English does not have separate words for hot water and cold water.
I couldn’t agree more… I guess we all name what we see. And I get to live this day in and day out!
Oh, and Kyla - just a minor nit - it’s balAgan. Your description of the word in English only begins to do justice to the situations we try to describe using it
Are there ANY infixes in English which aren’t periphrastic? (y’know, sweary)
I’ve always always wanted a word in English to distinguish between girlfriend (partner) and girlfriend (chum who happens to be a girl). Likewise, boyfriend.
Jomo covered the bases on Hungarian, but I’d just like to add (unless it’s been added and I missed it) that the unusual thing to an English speaker about Hungarian pronouns is that in the third person there is no gender distinction (i.e. no “he/she” dichotomy). Makes issues of sexism in language more-or-less moot, but causes untold pronoun mix-ups for Hungarians speaking in English. It’s not unusual for even fairly advanced English speakers to occassionally switch between “he” and “she” midsentence, or to talk of a male subject and use the female pronoun.

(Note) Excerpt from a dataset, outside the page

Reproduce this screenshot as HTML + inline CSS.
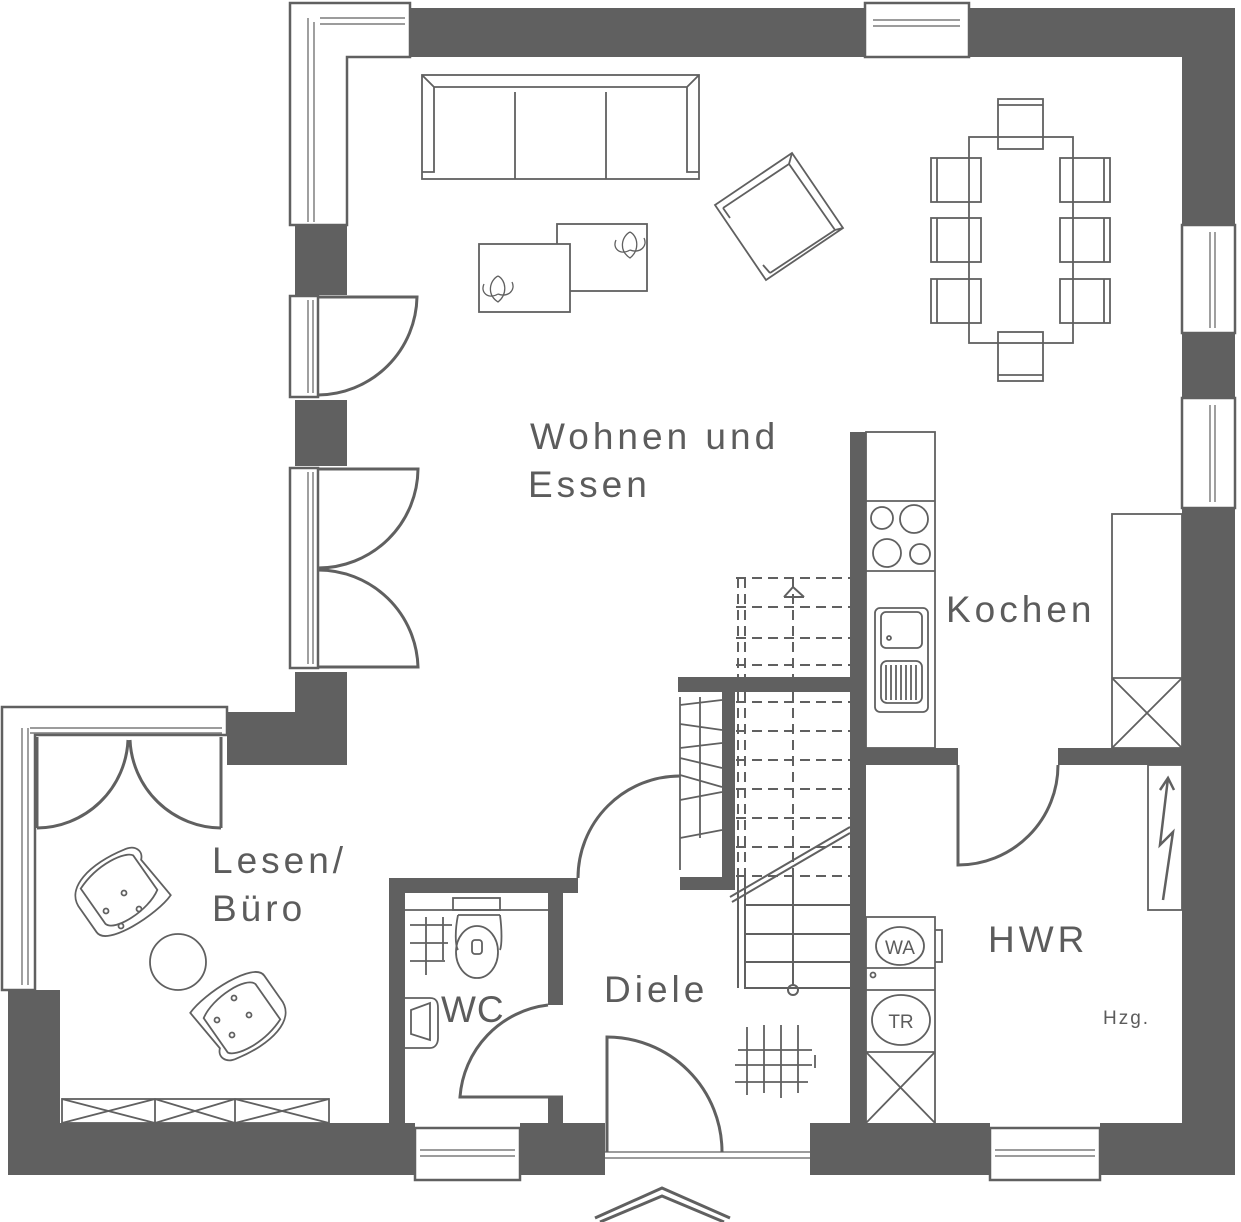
<!DOCTYPE html>
<html><head><meta charset="utf-8"><style>html,body{margin:0;padding:0;background:#fff}svg{display:block}</style></head>
<body>
<svg width="1241" height="1222" viewBox="0 0 1241 1222" xmlns="http://www.w3.org/2000/svg" font-family="'Liberation Sans', sans-serif">
<g fill="#606060" stroke="none">
<rect x="410" y="8" width="825" height="49"/>
<rect x="1182" y="8" width="53" height="1167"/>
<rect x="295" y="225" width="52" height="70"/>
<rect x="295" y="400" width="52" height="66"/>
<rect x="295" y="672" width="52" height="93"/>
<rect x="227" y="712" width="120" height="53"/>
<rect x="8" y="990" width="52" height="185"/>
<rect x="8" y="1123" width="407" height="52"/>
<rect x="520" y="1123" width="85" height="52"/>
<rect x="810" y="1123" width="180" height="52"/>
<rect x="1100" y="1123" width="135" height="52"/>
<rect x="850" y="432" width="16" height="691"/>
<rect x="866" y="748" width="92" height="17"/>
<rect x="1058" y="748" width="125" height="17"/>
<rect x="389" y="878" width="16" height="245"/>
<rect x="389" y="878" width="189" height="15"/>
<rect x="548" y="878" width="15" height="127"/>
<rect x="548" y="1096" width="15" height="27"/>
<rect x="678" y="677" width="172" height="15"/>
<rect x="722" y="677" width="13" height="213"/>
<rect x="680" y="877" width="55" height="13"/>
</g>
<g fill="#fff" stroke="#606060" stroke-width="2.5">
<path d="M290,3 L410,3 L410,57 L347,57 L347,225 L290,225 Z"/>
<rect x="865" y="3" width="104" height="54"/>
<rect x="1182" y="225" width="53" height="108"/>
<rect x="1182" y="398" width="53" height="110"/>
<rect x="290" y="296" width="28" height="101"/>
<rect x="290" y="468" width="28" height="200"/>
<path d="M2,707 L227,707 L227,735 L35,735 L35,990 L2,990 Z"/>
<rect x="415" y="1128" width="105" height="52"/>
<rect x="990" y="1128" width="110" height="52"/>
</g>
<g fill="none" stroke="#606060" stroke-width="1.2">
<path d="M308,18 V222 M314,22 V222 M320,18 H405 M320,24 H405"/>
<path d="M873,20 H960 M873,26 H960"/>
<path d="M1210,232 V328 M1215,232 V328 M1210,405 V502 M1215,405 V502"/>
<path d="M308,300 V393 M313,300 V393 M308,472 V664 M313,472 V664"/>
<path d="M22,728 V985 M28,728 V985 M30,728 H222 M30,733 H222"/>
<path d="M420,1150 H515 M420,1156 H515 M995,1150 H1095 M995,1156 H1095"/>
<path d="M605,1152 H810 M605,1158 H810"/>
</g>
<g fill="none" stroke="#606060" stroke-width="3">
<path d="M318,297 H417 A100,100 0 0 1 318,395"/>
<path d="M318,469 H418 A100,100 0 0 1 318,568"/>
<path d="M318,667 H418 A100,100 0 0 0 318,570"/>
<path d="M37,828 V737 M37,828 A92,92 0 0 0 128,740 M221,828 V737 M221,828 A92,92 0 0 1 130,740"/>
<path d="M578,878 A102,102 0 0 1 680,776"/>
<path d="M958,765 V865 A100,100 0 0 0 1058,765"/>
<path d="M563,1097 H460 A100,100 0 0 1 548,1005"/>
<path d="M607,1152 V1037 A115,115 0 0 1 722,1152"/>
<path d="M595,1218 L662,1188 L730,1218 M600,1222 L662,1196 L724,1222" stroke-width="3"/>
</g>
<g fill="none" stroke="#606060" stroke-width="1.8">
<rect x="422" y="75" width="277" height="104"/>
<path d="M434,87 H687 V172 H699 M434,87 V172 H422 M434,87 L422,75 M687,87 L699,75 M515,92 V179 M606,92 V179"/>
<rect x="557" y="224" width="90" height="67"/>
<rect x="479" y="244" width="91" height="68" fill="#fff"/>
<path d="M630,232 C622,236 618,250 630,258 C640,250 638,236 630,232 M616,240 C612,248 620,256 630,250 M644,238 C648,246 640,254 630,250 M498,276 C490,280 486,294 498,302 C508,294 506,280 498,276 M484,284 C480,292 488,300 498,294 M512,282 C516,290 508,298 498,294" stroke-width="1.3"/>
<path d="M715,205 L792,153 L843,228 L766,280 Z M723,208 L789,164 L835,230 L770,273 M792,153 L789,164 M843,228 L835,230 M723,208 L730,218 M770,273 L763,265"/>
<rect x="969" y="137" width="104" height="206"/>
<rect x="998" y="99" width="45" height="50"/><path d="M998,105 H1043"/>
<rect x="998" y="332" width="45" height="49"/><path d="M998,375 H1043"/>
<rect x="931" y="158" width="50" height="44"/><rect x="931" y="218" width="50" height="44"/><rect x="931" y="279" width="50" height="44"/>
<path d="M937,158 V202 M937,218 V262 M937,279 V323"/>
<rect x="1060" y="158" width="50" height="44"/><rect x="1060" y="218" width="50" height="44"/><rect x="1060" y="279" width="50" height="44"/>
<path d="M1104,158 V202 M1104,218 V262 M1104,279 V323"/>
<rect x="866" y="432" width="69" height="316"/>
<path d="M866,501 H935 M866,571 H935"/>
<circle cx="882" cy="518" r="11"/><circle cx="914" cy="519" r="14"/><circle cx="887" cy="553" r="14"/><circle cx="920" cy="554" r="10"/>
<rect x="875" y="608" width="53" height="104" rx="5"/>
<rect x="881" y="612" width="41" height="36" rx="5"/>
<rect x="881" y="661" width="41" height="42" rx="6"/>
<path d="M886,665 V700 M891,665 V700 M896,665 V700 M901,665 V700 M906,665 V700 M911,665 V700 M916,665 V700"/>
<circle cx="889" cy="638" r="2"/>
<rect x="1112" y="514" width="70" height="234"/>
<path d="M1112,678 H1182 M1112,678 L1182,748 M1182,678 L1112,748"/>
<rect x="1148" y="765" width="34" height="145"/>
<path d="M1163,900 L1173,832 L1160,845 L1168,778 M1160,790 L1168,778 L1174,790" stroke-width="2.5"/>
<rect x="866" y="917" width="69" height="210"/>
<path d="M866,968 H935 M866,990 H935 M866,1052 H935 M866,1052 L935,1123 M935,1052 L866,1123 M935,930 H942 V962 H935"/>
<ellipse cx="900" cy="946" rx="24" ry="19"/>
<ellipse cx="901" cy="1020" rx="29" ry="25"/>
<circle cx="873" cy="975" r="2.5"/>
<rect x="62" y="1099" width="267" height="24"/>
<path d="M62,1099 L155,1123 M155,1099 L62,1123 M155,1123 V1099 M235,1123 V1099 M155,1099 L235,1123 M235,1099 L155,1123 M235,1099 L329,1123 M329,1099 L235,1123"/>
<circle cx="178" cy="962" r="28"/>
<g transform="translate(118,893) rotate(-35)">
<path d="M-40,-8 C-42,-35 -5,-40 30,-32 C42,-30 45,-20 38,-14 L42,32 C20,40 -40,38 -40,20 Z"/>
<path d="M-28,-25 C0,-36 30,-30 34,-22 L34,20 C15,32 -25,30 -28,18 Z"/>
</g>
<circle cx="124" cy="893" r="2.5"/><circle cx="106" cy="911" r="2.5"/><circle cx="139" cy="909" r="2.5"/><circle cx="121" cy="926" r="2.5"/>
<g transform="translate(243,1015) rotate(-35)">
<path d="M-40,-8 C-42,-35 -5,-40 30,-32 C42,-30 45,-20 38,-14 L42,32 C20,40 -40,38 -40,20 Z" transform="rotate(180)"/>
<path d="M-28,-25 C0,-36 30,-30 34,-22 L34,20 C15,32 -25,30 -28,18 Z" transform="rotate(180)"/>
</g>
<circle cx="234" cy="998" r="2.5"/><circle cx="217" cy="1020" r="2.5"/><circle cx="249" cy="1015" r="2.5"/><circle cx="232" cy="1035" r="2.5"/>
<path d="M405,910 H548"/>
<rect x="453" y="898" width="47" height="12"/>
<path d="M458,915 C455,930 455,945 458,950 M500,915 C502,930 502,945 500,950 M458,915 H500"/>
<ellipse cx="477" cy="952" rx="21" ry="26"/>
<rect x="472" y="940" width="10" height="14" rx="3"/>
<path d="M405,998 H430 C437,998 438,1003 438,1008 V1038 C438,1044 435,1048 430,1048 H405"/>
<path d="M411,1010 L430,1003 V1040 L411,1034 Z"/>
<path d="M410,943 H448 M410,961 H445 M426,917 V975 M443,917 V960 M410,925 H452"/>
<path d="M738,1050 H812 M735,1065 H812 M735,1082 H808 M747,1027 V1095 M764,1025 V1093 M781,1025 V1098 M798,1025 V1093 M815,1055 V1068"/>
</g>
<g fill="none" stroke="#606060" stroke-width="2">
<path d="M736,578 H850 M736,607 H850 M736,638 H850 M736,665 H850" stroke-dasharray="10,6"/>
<path d="M738,578 V677 M745,578 V677 M793,578 V677" stroke-dasharray="10,6"/>
<path d="M784,597 L793,587 L804,597 M784,597 H804"/>
<path d="M738,692 V875 M745,692 V875 M793,692 V875" stroke-dasharray="10,6"/>
<path d="M736,702 H850 M736,731 H850 M736,760 H850 M736,789 H850 M736,818 H850 M736,847 H850 M736,876 H850" stroke-dasharray="10,6"/>
<path d="M738,875 V988 M745,875 V988 H850 M793,875 V985 M745,905 H850 M745,934 H850 M745,962 H850"/>
<circle cx="793" cy="990" r="5"/>
<path d="M730,897 L850,827 M732,902 L850,833"/>
<path d="M680,697 V870 M700,697 V838 M680,705 L722,700 M680,724 L722,730 M680,748 L722,743 M680,758 L722,768 M680,775 L722,787 M680,800 L722,792 M680,838 L722,830" stroke-width="1.8"/>
</g>
<g fill="#5c5c5c" font-size="37" letter-spacing="4">
<text x="530" y="449">Wohnen  und</text>
<text x="528" y="497">Essen</text>
<text x="946" y="622">Kochen</text>
<text x="988" y="952">HWR</text>
<text x="212" y="873">Lesen/</text>
<text x="212" y="921">Büro</text>
<text x="441" y="1022" letter-spacing="1">WC</text>
<text x="604" y="1002">Diele</text>
<text x="1103" y="1024" font-size="19" letter-spacing="2">Hzg.</text>
<text x="900" y="954" font-size="19" text-anchor="middle" letter-spacing="0">WA</text>
<text x="901" y="1028" font-size="19" text-anchor="middle" letter-spacing="0">TR</text>
</g>
</svg>
</body></html>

Some languages (like Slovenian, and IIRC, most if not all Slavic languages at some earlier time) have a third number distinction besides singular and plural: the dual. Whether this is a useful feature or not is debateable, but judging by the gradual loss of this feature in Slavic languages, I would venture not.
Why is there no formal “you” in english, as in Spansish - “usted”, and no PROPER plural second person pronoun - “vosotros, ustedes”? And why does English, like Spanish and French and Italian, come from Latin, yet unlike the other three, not assign genders to nouns? It seems as if it should, seeing as the languages closest to it do.